When we walked into the restaurant, we were marveled at the view.  The whole restaurant has glass panes that provide an unobstructed view of the city.  Had we made reservations, we might have gotten a better view, but it was fantastic just as it was.  We started out with a celebratory aperitif of Sauternes wine.  Sauternes is a French dessert wine from the Sauternais region of the Graves section in Bordeaux. Sauternes is made from Sémillon, Sauvignon Blanc, and Muscadelle grapes that have been affected by Botrytis cinerea, also known as noble rot. This causes the grapes to become partially raisined, resulting in concentrated and distinctively flavored wines. 

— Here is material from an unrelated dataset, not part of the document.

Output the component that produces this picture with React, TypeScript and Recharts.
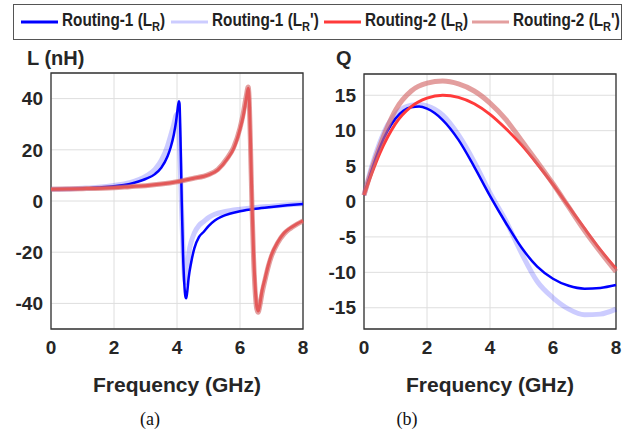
import { LineChart, Line, XAxis, YAxis, CartesianGrid, ReferenceArea } from 'recharts';

// L (nH) vs frequency, panel (a)
const lFreqR1 = [0, 0.5, 1, 1.5, 2, 2.5, 3, 3.3, 3.5, 3.7, 3.8, 3.9, 3.97, 4.02, 4.06, 4.08, 4.11, 4.15, 4.19, 4.23, 4.27, 4.29, 4.32, 4.37, 4.45, 4.55, 4.7, 4.85, 5.0, 5.2, 5.4, 5.7, 6.0, 6.5, 7.0, 7.5, 8.0];
const lValR1 = [4.6, 4.7, 4.9, 5.3, 5.8, 6.7, 8.6, 10.5, 13, 17.5, 21, 26, 31, 36, 39, 38, 25, 0, -20, -32, -37.5, -38, -36, -30, -24, -18.5, -14, -12, -9.8, -7.6, -6.2, -4.9, -4, -3, -2.3, -1.7, -1.2];

const lFreqR1p = [0, 0.5, 1, 1.5, 2, 2.5, 3, 3.3, 3.5, 3.7, 3.8, 3.9, 3.97, 4.02, 4.06, 4.1, 4.15, 4.2, 4.25, 4.28, 4.32, 4.38, 4.45, 4.55, 4.7, 4.85, 5.0, 5.2, 5.5, 6.0, 6.5, 7.0, 7.5, 8.0];
const lValR1p = [4.6, 4.7, 5.0, 5.4, 6.1, 7.2, 9.6, 12.3, 15.8, 21.5, 25.6, 30, 33.5, 34, 28, 15, -5, -22, -31, -32, -28, -20, -16, -12.5, -9.5, -8, -6.5, -5.2, -4.2, -3.2, -2.5, -2, -1.5, -1.1];

const lFreqR2 = [0, 1, 2, 2.5, 3, 3.5, 4, 4.5, 5, 5.3, 5.6, 5.8, 6.0, 6.1, 6.2, 6.26, 6.3, 6.34, 6.38, 6.43, 6.48, 6.53, 6.58, 6.62, 6.7, 6.8, 6.9, 7.0, 7.2, 7.4, 7.6, 7.8, 8.0];
const lValR2 = [4.6, 4.8, 5.2, 5.6, 6.0, 6.6, 7.5, 8.8, 10.2, 12.2, 16.5, 20.5, 28, 33, 40, 44, 38, 20, 0, -20, -33, -41, -43, -41, -35, -30, -25, -21, -16, -12.5, -10.5, -9, -7.7];

const lFreqR2p = [0, 1, 2, 2.5, 3, 3.5, 4, 4.5, 5, 5.3, 5.6, 5.8, 6.0, 6.1, 6.2, 6.26, 6.3, 6.34, 6.38, 6.43, 6.48, 6.53, 6.58, 6.62, 6.7, 6.8, 6.9, 7.0, 7.2, 7.4, 7.6, 7.8, 8.0];
const lValR2p = [4.6, 4.8, 5.2, 5.6, 6.0, 6.6, 7.5, 8.8, 10.3, 12.4, 16.8, 21, 28.5, 34, 41, 44.5, 37, 18, -2, -22, -35, -42, -43.5, -41.5, -36, -30.5, -25.5, -21.5, -16.3, -12.8, -10.7, -9.1, -7.8];

// Q vs frequency, panel (b)
const qFreq1 = [0, 0.25, 0.5, 0.75, 1, 1.25, 1.5, 1.75, 2, 2.5, 3, 3.5, 4, 4.5, 5, 5.5, 6, 6.5, 7, 7.5, 8];
const qValR1 = [0.9, 4.5, 7.6, 10.0, 11.7, 12.8, 13.3, 13.4, 13.1, 11.5, 8.7, 4.9, 0.8, -3.0, -6.5, -9.2, -10.9, -11.9, -12.3, -12.2, -11.8];
const qValR1p = [0.9, 5.0, 8.3, 10.8, 12.3, 13.2, 13.6, 13.7, 13.5, 12.2, 9.4, 5.6, 1.2, -2.7, -7.3, -11.3, -13.6, -15.2, -16.0, -15.9, -15.2];

const qFreq2 = [0, 0.25, 0.5, 0.75, 1, 1.5, 2, 2.5, 3, 3.5, 4, 4.5, 5, 5.5, 6, 6.5, 7, 7.5, 8];
const qValR2 = [0.9, 4.0, 6.8, 9.1, 11.0, 13.4, 14.6, 15.0, 14.7, 13.8, 12.3, 10.3, 8.0, 5.3, 2.4, -0.7, -3.8, -6.8, -9.5];
const qValR2p = [0.9, 4.6, 7.8, 10.6, 12.9, 15.6, 16.7, 17.0, 16.6, 15.6, 13.9, 11.6, 8.6, 5.6, 2.5, -0.8, -4.1, -7.1, -9.9];

const freqTicks = [0, 2, 4, 6, 8];
const lTicks = [-40, -20, 0, 20, 40];
const qTicks = [-15, -10, -5, 0, 5, 10, 15];

const zip = (f: number[], v: number[]) => f.map((x, i) => ({ f: x, v: v[i] }));

// legend order = draw order
const seriesStyle = [
  { name: 'Routing-1', sup: '', color: '#0000ff', width: 2.5, opacity: 1, left: 7 },
  { name: 'Routing-1', sup: "'", color: '#0000ff', width: 5, opacity: 0.2, left: 157 },
  { name: 'Routing-2', sup: '', color: '#ff3a3a', width: 3, opacity: 1, left: 310 },
  { name: 'Routing-2', sup: "'", color: '#d46a6a', width: 5, opacity: 0.65, left: 458 },
];

const FONT = "'Liberation Sans', Arial, sans-serif";
const tickStyle = { fontSize: 19, fontWeight: 700, fill: '#262626', fontFamily: FONT };

function Panel({ left, width, yWidth, top, marginRight, data, domain, ticks }: any) {
  return (
    <div style={{ position: 'absolute', left, top: 0 }}>
      <LineChart width={width} height={432} margin={{ top, right: marginRight, bottom: 0, left: 0 }}>
        <CartesianGrid stroke="#dedede" strokeWidth={1} />
        <XAxis
          dataKey="f"
          type="number"
          domain={[0, 8]}
          ticks={freqTicks}
          height={432 - 329}
          axisLine={false}
          tickLine={false}
          tickSize={0}
          tickMargin={12}
          tick={tickStyle}
          allowDuplicatedCategory={false}
        />
        <YAxis
          type="number"
          domain={domain}
          ticks={ticks}
          width={yWidth}
          axisLine={false}
          tickLine={false}
          tickSize={0}
          tickMargin={8}
          tick={tickStyle}
          allowDataOverflow
        />
        {data.map((d: any[], i: number) => (
          <Line
            key={i}
            data={d}
            dataKey="v"
            type="monotone"
            stroke={seriesStyle[i].color}
            strokeWidth={seriesStyle[i].width}
            strokeOpacity={seriesStyle[i].opacity}
            strokeLinejoin="round"
            dot={false}
            activeDot={false}
            isAnimationActive={false}
          />
        ))}
        <ReferenceArea x1={0} x2={8} y1={domain[0]} y2={domain[1]} fill="none" stroke="#333" strokeWidth={1.3} />
      </LineChart>
    </div>
  );
}

function Legend() {
  return (
    <div
      style={{
        position: 'absolute',
        left: 13,
        top: 4,
        width: 609,
        height: 36,
        border: '1.3px solid #555',
        boxSizing: 'border-box',
        fontFamily: FONT,
        fontWeight: 700,
        fontSize: 18,
        color: '#222',
      }}
    >
      {seriesStyle.map((s, i) => (
        <div key={i} style={{ position: 'absolute', left: s.left, top: 5, display: 'flex', alignItems: 'center', whiteSpace: 'nowrap' }}>
          <svg width={37} height={10} style={{ marginRight: 4 }}>
            <line x1={0} y1={5} x2={37} y2={5} stroke={s.color} strokeOpacity={s.opacity} strokeWidth={3} />
          </svg>
          <span style={{ display: 'inline-block', transform: 'scaleX(0.85)', transformOrigin: 'left center' }}>
            {s.name} (L<sub style={{ fontSize: 13 }}>R</sub>
            {s.sup})
          </span>
        </div>
      ))}
    </div>
  );
}

const labelStyle: any = { position: 'absolute', fontFamily: FONT, fontWeight: 700, fontSize: 21, color: '#262626', lineHeight: 1, whiteSpace: 'nowrap' };
const capStyle: any = { position: 'absolute', fontFamily: "'Liberation Serif', 'Times New Roman', serif", fontSize: 18, color: '#111', lineHeight: 1 };

export default function App() {
  const lData = [zip(lFreqR1, lValR1), zip(lFreqR1p, lValR1p), zip(lFreqR2, lValR2), zip(lFreqR2p, lValR2p)];
  const qData = [zip(qFreq1, qValR1), zip(qFreq1, qValR1p), zip(qFreq2, qValR2), zip(qFreq2, qValR2p)];
  return (
    <div style={{ position: 'absolute', left: 0, top: 0, width: 638, height: 432, background: '#fff', overflow: 'hidden' }}>
      <Legend />
      <div style={{ ...labelStyle, left: 27, top: 48, fontSize: 20 }}>L (nH)</div>
      <div style={{ ...labelStyle, left: 336, top: 48, fontSize: 20 }}>Q</div>
      <Panel left={0} width={320} yWidth={51} top={73} marginRight={17} data={lData} domain={[-50, 50]} ticks={lTicks} />
      <Panel left={318} width={320} yWidth={46} top={74} marginRight={22} data={qData} domain={[-18, 18]} ticks={qTicks} />
      <div style={{ ...labelStyle, left: 177, top: 374, transform: 'translateX(-50%)' }}>Frequency (GHz)</div>
      <div style={{ ...labelStyle, left: 490, top: 374, transform: 'translateX(-50%)' }}>Frequency (GHz)</div>
      <div style={{ ...capStyle, left: 150, top: 410, transform: 'translateX(-50%)' }}>(a)</div>
      <div style={{ ...capStyle, left: 407, top: 410, transform: 'translateX(-50%)' }}>(b)</div>
    </div>
  );
}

To continue varying from our Italian wine experience, we ordered a white Bordeaux blend, the 2007 Clanderelle.  Straight out of the Clanderelle website, the blend was made of

 

  • The Semillon is dominated by a white floral and lemon fragrance with hints of beeswax and honey. It provides a fairly full body and tends to be low in acidity. The Semillon possesses an extraordinary richness and a succulent texture.
  • The Sauvignon is characterised by its grapefruit, mineral, lemon lime and melon-like fragrance. It shows a great intensity of flavour. The Sauvignon contributes “freshness”, as well as a balanced acidity and a dry citrus finish to the wine.

As for dinner, per se, we started out with a goat cheese in phyllo entreé (in the French sense – starter/appetizer), which I am trying hard to remember but cannot remember much other than the fact that there were two, served with some microgreens, and that it was probably delicious.  The main course, a seafood platter, was much more memorable.  It had several types of fish, including salmon and shrimp, and was served with a corn souffle/mousse.  Bordeaux is a seafood town, and we could appreciate the fresh catch.  The piece de resistance was dessert – a gorgeous tarte tatin served with a gingerbread and apple sorbet.  I remember vividly the caramel sticking to my teeth.  I had not had anything like that apple sorbet before.  It was just the fuel we needed to walk out to the bridge to catch the ‘streetcar’ back to the hotel and definitely the most memorable dessert in a Bordelaise meal.